GlusterFS: Gluster01, Gluster02

We are going to install our Gluster PPA (personal package archive) on all 4 of our Linux servers, which will allow us to pull down our packages.

sudo apt-get install software-properties-common
sudo add-apt-repository ppa:gluster/glusterfs-3.5
sudo apt-get update

Configuring the Servers
Here we will go ahead and configure the GlusterFS servers. Let’s first install the GlusterFS server package.

sudo apt-get install glusterfs-server

Once these packages are installed, we will establish connectivity and trusts between the 2 hosts.

gluster@gluster01:~$ sudo gluster peer probe gluster02
peer probe: success.

Now that both nodes (these are also known as bricks) are trusted, we can begin creating our Storage Volume. As we are using GlusterFS to create a redundant volume for our web servers, we will be using the replica option, not stripe. Here we specify the volume name, the number of servers we are mirroring to, our transport method which is TCP and the paths which the volume will be stored.

gluster@gluster01:~$ sudo gluster volume create webdata replica 2 transport tcp gluster01:/webdata gluster02:/webdata force
volume create: webdata: success: please start the volume to access data

All that is left is to start our new volume.

gluster@gluster01:~$ sudo gluster volume start webdata
volume start: webdata: success

Configuring the Clients
First we again, simply install our packages.

sudo apt-get install glusterfs-client

Now I am going to create a directory to mount the GlusterFS Volume to and I am going to add an entry into fstab to allow this directory to always mount.

webadmin@websrv02:~$ sudo mkdir /webdata
webadmin@websrv02:~$ sudo vi /etc/fstab
#Add the following entry
gluster01:/webdata      /webdata        glusterfs       defaults,_netdev       0       0
webadmin@websrv02:~$ sudo mount -a
webadmin@websrv02:~$ df -hT
Filesystem                    Type            Size  Used Avail Use% Mounted on
/dev/mapper/websrv02--vg-root ext4             14G  1.8G   11G  15% /
none                          tmpfs           4.0K     0  4.0K   0% /sys/fs/cgroup
udev                          devtmpfs        486M  4.0K  486M   1% /dev
tmpfs                         tmpfs           100M  408K   99M   1% /run
none                          tmpfs           5.0M     0  5.0M   0% /run/lock
none                          tmpfs           497M     0  497M   0% /run/shm
none                          tmpfs           100M     0  100M   0% /run/user
/dev/sda1                     ext2            236M   68M  156M  31% /boot
gluster01:/webdata            fuse.glusterfs   47G  1.6G   43G   4% /webdata

Take note that it does not matter which host you point the mount to. I will add gluster02 to websrv01.

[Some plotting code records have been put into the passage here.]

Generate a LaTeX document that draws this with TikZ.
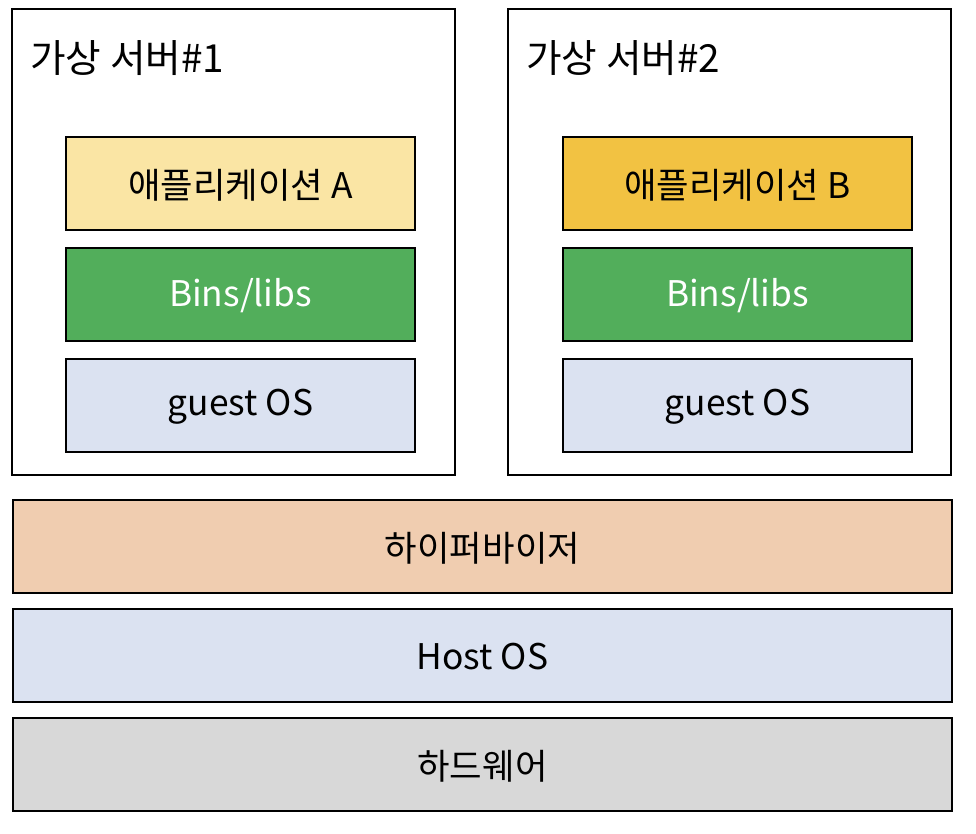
\documentclass[tikz,border=0pt]{standalone}
\usepackage{fontspec}
\setmainfont{Noto Sans CJK KR}
\definecolor{appA}{HTML}{FAE5A4}
\definecolor{appB}{HTML}{F2C242}
\definecolor{binsg}{HTML}{52AE5B}
\definecolor{osblue}{HTML}{DBE2F1}
\definecolor{hyper}{HTML}{F0CDB0}
\definecolor{hw}{HTML}{D8D8D8}
\newcommand{\lf}{\fontsize{26.5}{30}\selectfont}
\tikzset{
  layer/.style={draw=black, line width=1.5pt, anchor=north west, inner sep=0pt},
  vmbox/.style={draw=black, line width=1.5pt},
  ttl/.style={anchor=west, inner sep=0pt, font=\fontsize{29}{34}\selectfont},
}
\begin{document}
\begin{tikzpicture}[x=0.75pt,y=-0.75pt]
\useasboundingbox (0,0) rectangle (976,834);
% virtual servers
\draw[vmbox] (12,9) rectangle (455,475);
\draw[vmbox] (508,9) rectangle (951,475);
\node[ttl] (t1) at (30,58) {가상 서버\#1};
\node[ttl] (t2) at (526,58) {가상 서버\#2};
% left stack
\node[layer, fill=appA, minimum width=349*0.75pt, minimum height=93*0.75pt] (a1) at (65,136) {};
\node at ([yshift=-1pt]a1.center) {\lf 애플리케이션 A};
\node[layer, fill=binsg, minimum width=349*0.75pt, minimum height=93*0.75pt] (b1) at (65,247) {};
\node[text=white] at ([yshift=-1pt]b1.center) {\lf Bins/libs};
\node[layer, fill=osblue, minimum width=349*0.75pt, minimum height=93*0.75pt] (g1) at (65,358) {};
\node at ([yshift=-1pt]g1.center) {\lf guest OS};
% right stack
\node[layer, fill=appB, minimum width=349*0.75pt, minimum height=93*0.75pt] (a2) at (562,136) {};
\node at ([yshift=-1pt]a2.center) {\lf 애플리케이션 B};
\node[layer, fill=binsg, minimum width=349*0.75pt, minimum height=93*0.75pt] (b2) at (562,247) {};
\node[text=white] at ([yshift=-1pt]b2.center) {\lf Bins/libs};
\node[layer, fill=osblue, minimum width=349*0.75pt, minimum height=93*0.75pt] (g2) at (562,358) {};
\node at ([yshift=-1pt]g2.center) {\lf guest OS};
% base layers
\node[layer, fill=hyper, minimum width=939*0.75pt, minimum height=93*0.75pt] (hv) at (12,499) {};
\node at ([yshift=-1pt]hv.center) {\lf 하이퍼바이저};
\node[layer, fill=osblue, minimum width=939*0.75pt, minimum height=93*0.75pt] (ho) at (12,608) {};
\node at ([yshift=-1pt]ho.center) {\lf Host OS};
\node[layer, fill=hw, minimum width=939*0.75pt, minimum height=93*0.75pt] (hd) at (12,717) {};
\node at ([yshift=-1pt]hd.center) {\lf 하드웨어};
\end{tikzpicture}
\end{document}
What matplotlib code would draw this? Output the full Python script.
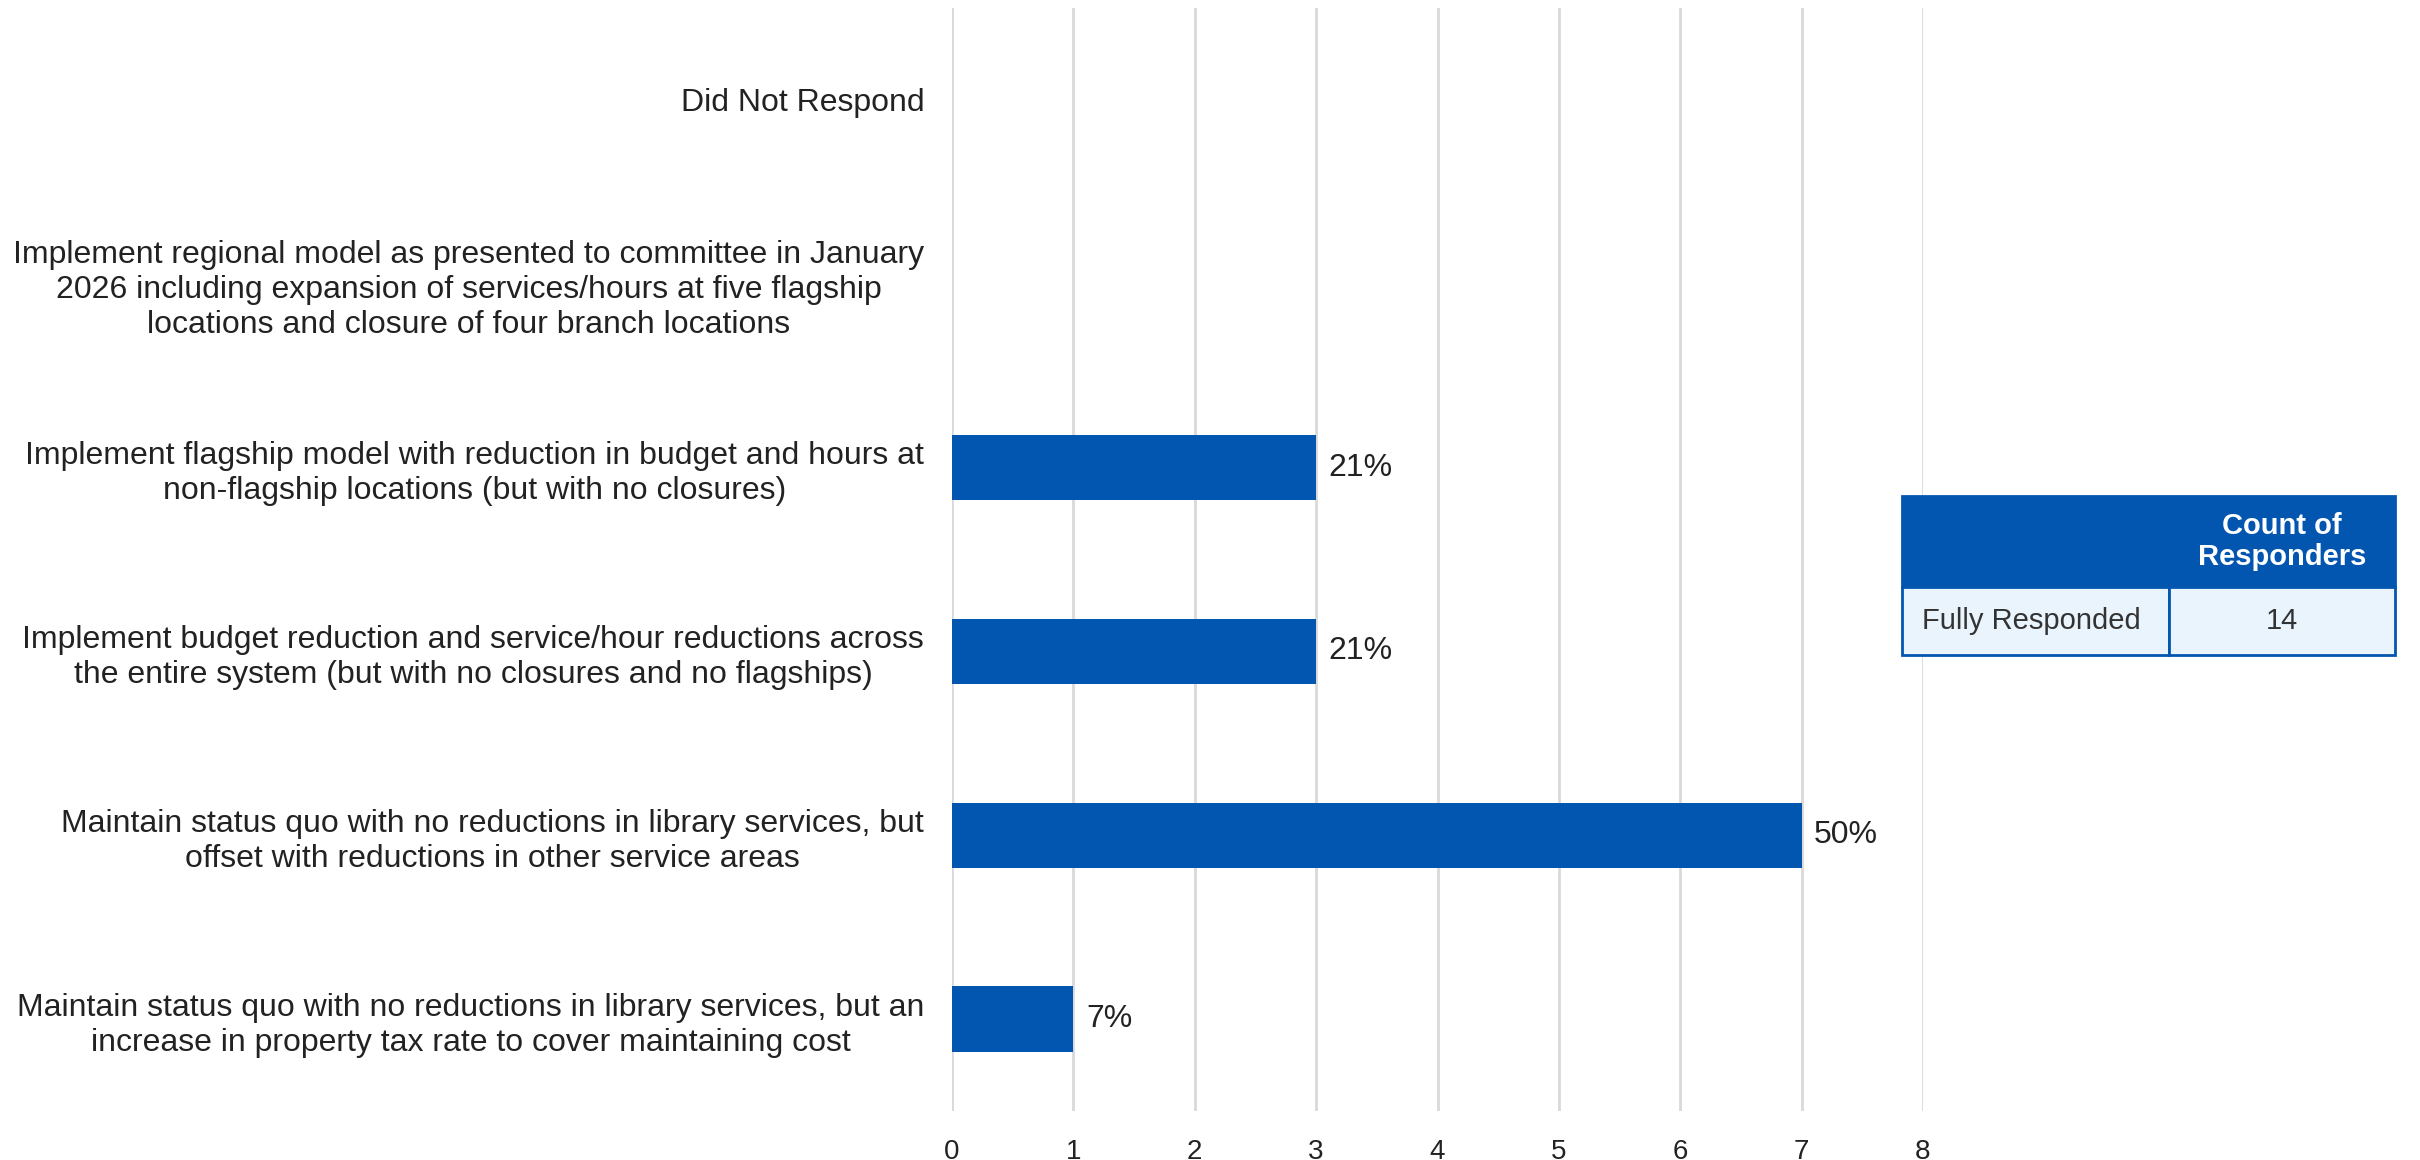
import matplotlib.pyplot as plt
from matplotlib.patches import Rectangle

plt.rcParams['font.family'] = ['Liberation Sans', 'DejaVu Sans']

# survey options, bottom to top as drawn
options = [
    'Maintain status quo with no reductions in library services, but an\nincrease in property tax rate to cover maintaining cost',
    'Maintain status quo with no reductions in library services, but\noffset with reductions in other service areas',
    'Implement budget reduction and service/hour reductions across\nthe entire system (but with no closures and no flagships)',
    'Implement flagship model with reduction in budget and hours at\nnon-flagship locations (but with no closures)',
    'Implement regional model as presented to committee in January\n2026 including expansion of services/hours at five flagship\nlocations and closure of four branch locations',
    'Did Not Respond',
]
counts = [1, 7, 3, 3, 0, 0]
total_responders = 14

table_header = ['', 'Count of\nResponders']
table_row = ['Fully Responded', '14']

BLUE = '#0356B0'
LIGHT = '#EAF4FD'
TEXT = '#222222'

fig = plt.figure(figsize=(24.2, 11.6), dpi=100)
ax = fig.add_axes([952 / 2420, 1 - 1111 / 1160, (1923 - 952) / 2420, (1111 - 8) / 1160])

ypos = range(len(options))
ax.barh(ypos, counts, height=0.355, color=BLUE, zorder=3)
for y, c in zip(ypos, counts):
    if c > 0:
        ax.annotate(f'{c / total_responders:.0%}', (c, y), xytext=(9, 0),
                    textcoords='offset points', va='center', ha='left',
                    fontsize=23, color=TEXT)

ax.set_xlim(0, 8)
ax.set_ylim(-0.5, len(options) - 0.5)
ax.set_xticks(range(0, 9))
ax.set_yticks(list(ypos))
ax.set_yticklabels(options, fontsize=23, color=TEXT, multialignment='center',
                   linespacing=1.22)
ax.tick_params(axis='y', length=0, pad=20)
ax.tick_params(axis='x', length=0, labelsize=20, labelcolor=TEXT, pad=20)
ax.grid(axis='x', color='#D9D9D9', linewidth=2, zorder=0)
for s in ax.spines.values():
    s.set_visible(False)

# responder count table, drawn in figure pixels
W, H = 2420, 1160
x0, x1, x2 = 1902, 2169, 2395
ytop, ymid, ybot = 496, 587, 655


def frect(xa, ya, xb, yb, **kw):
    fig.add_artist(Rectangle((xa / W, 1 - yb / H), (xb - xa) / W, (yb - ya) / H,
                             transform=fig.transFigure, **kw))


frect(x0, ytop, x2, ymid, facecolor=BLUE, edgecolor=BLUE, linewidth=2, zorder=5)
frect(x0, ymid, x1, ybot, facecolor=LIGHT, edgecolor=BLUE, linewidth=2, zorder=5)
frect(x1, ymid, x2, ybot, facecolor=LIGHT, edgecolor=BLUE, linewidth=2, zorder=5)
fig.text((x1 + x2) / 2 / W, 1 - (ytop + ymid) / 2 / H, table_header[1], ha='center',
         va='center', fontsize=21, fontweight='bold', color='white', zorder=6,
         linespacing=1.1)
fig.text((x0 + 20) / W, 1 - (ymid + ybot) / 2 / H, table_row[0], ha='left',
         va='center', fontsize=21, color='#333333', zorder=6)
fig.text((x1 + x2) / 2 / W, 1 - (ymid + ybot) / 2 / H, table_row[1], ha='center',
         va='center', fontsize=21, color='#333333', zorder=6)

fig.savefig('out.png', dpi=100)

webadmin@websrv01:~$ df -hT
Filesystem                    Type            Size  Used Avail Use% Mounted on
/dev/mapper/websrv01--vg-root ext4             14G  1.9G   11G  15% /
none                          tmpfs           4.0K     0  4.0K   0% /sys/fs/cgroup
udev                          devtmpfs        486M  4.0K  486M   1% /dev
tmpfs                         tmpfs           100M  408K   99M   1% /run
none                          tmpfs           5.0M     0  5.0M   0% /run/lock
none                          tmpfs           497M     0  497M   0% /run/shm
none                          tmpfs           100M     0  100M   0% /run/user
/dev/sda1                     ext2            236M   68M  156M  31% /boot
gluster02:/webdata            fuse.glusterfs   47G  1.6G   43G   4% /webdata

Since the Hash Algorithm is sent to the client, in the event we lose Gluster02 our client will reach out to Gluster01 for the file, regardless of the mount. I will add some test data in websrv01 and see if we can see those files on websrv02.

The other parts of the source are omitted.